An emergency meeting of the tourism bureau's members has been called for Thursday at 10 a.m. at the Ramada Inn to receive nominations to the board, said Ron Stansbury, president of the temporary tourism board.

A new tourism board could be in place in August, said Susan Saum-Wicklein, a tourism board member.

The settlement between the commissioners and tourism board members came on Friday as they tried to resolve differences stemming from the commissioners' belief that the temporary board had overstepped its bounds by firing employees and closing information centers.

Commissioners president and tourism board member Gregory I. Snook was absent.

The Williamsport information center, which closed on June 1, will remain closed unless the new board decides to reopen it, officials said.

The settlement must be put in written form and approved by the commissioners and tourism board.

County Administrator Rodney Shoop said it had yet to be determined how much it will cost to keep the employees or where the money will come from.

There could be nine tourism employees left as of July 1, including sales representative Greg Larsen, officials said.

Larsen said he has been offered a temporary job as event coordinator for the 135th Anniversary and Reenactment of the Battle of Antietam and has other job offers as well.

Tourism board officials have said they want Larsen to be interviewed for the sole full-time marketing job that would be left, if their restructuring plan succeeds.

Six of the nine employees remaining are full time and make a total of $148,508 a year, while the three part-time employees earn a total of $26.04 an hour, according to Stansbury.

Hart's $50,000 salary would be paid out of the tourism board's budget, Stansbury said. Burtner had been making $65,400 a year.
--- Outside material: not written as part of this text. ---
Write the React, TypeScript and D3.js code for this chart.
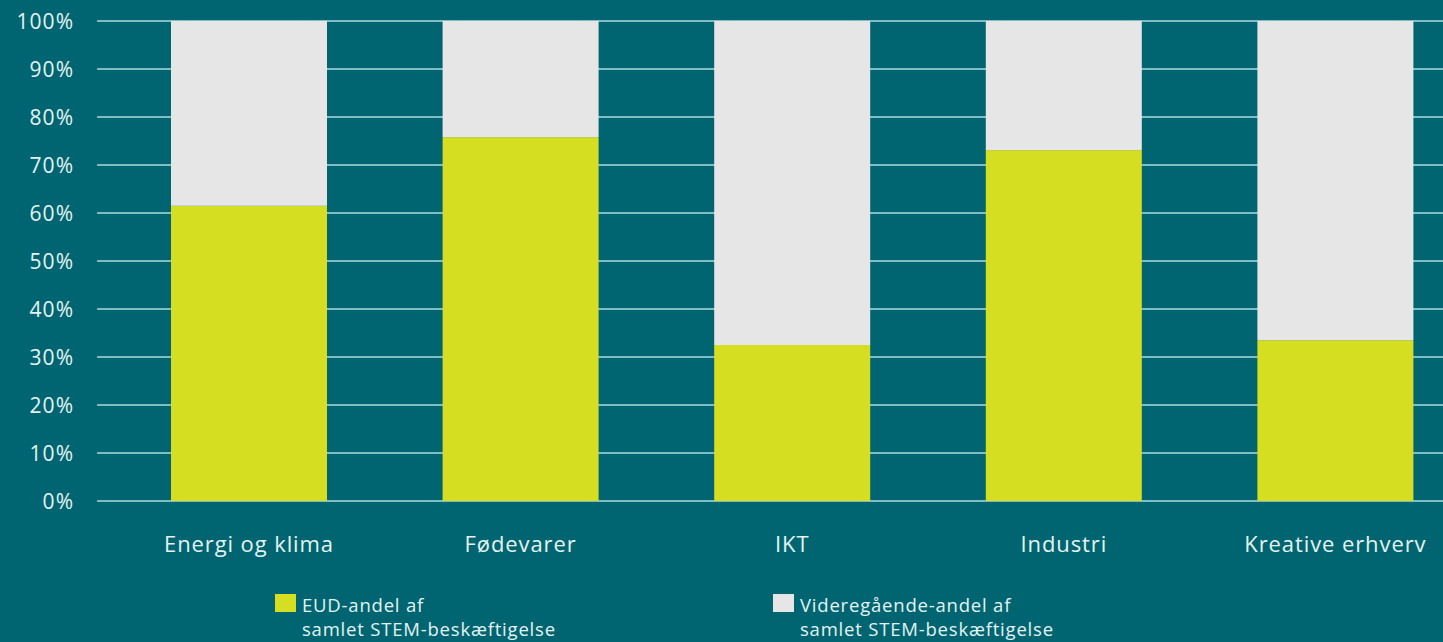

Commissioner James Wade suggested the county pick up the tab, allowing time for a new board to be elected.

Wade said the commissioners didn't feel comfortable with the seven-member temporary board making significant changes, such as firing employees and closing information centers.

"If you all would put a 15-member board in place, I'd shut my mouth," Wade said.

Tourism board officials said the decision to lay off the tourism employees and close the information centers was part of a restructuring to put more funding emphasis on marketing rather than administrative costs.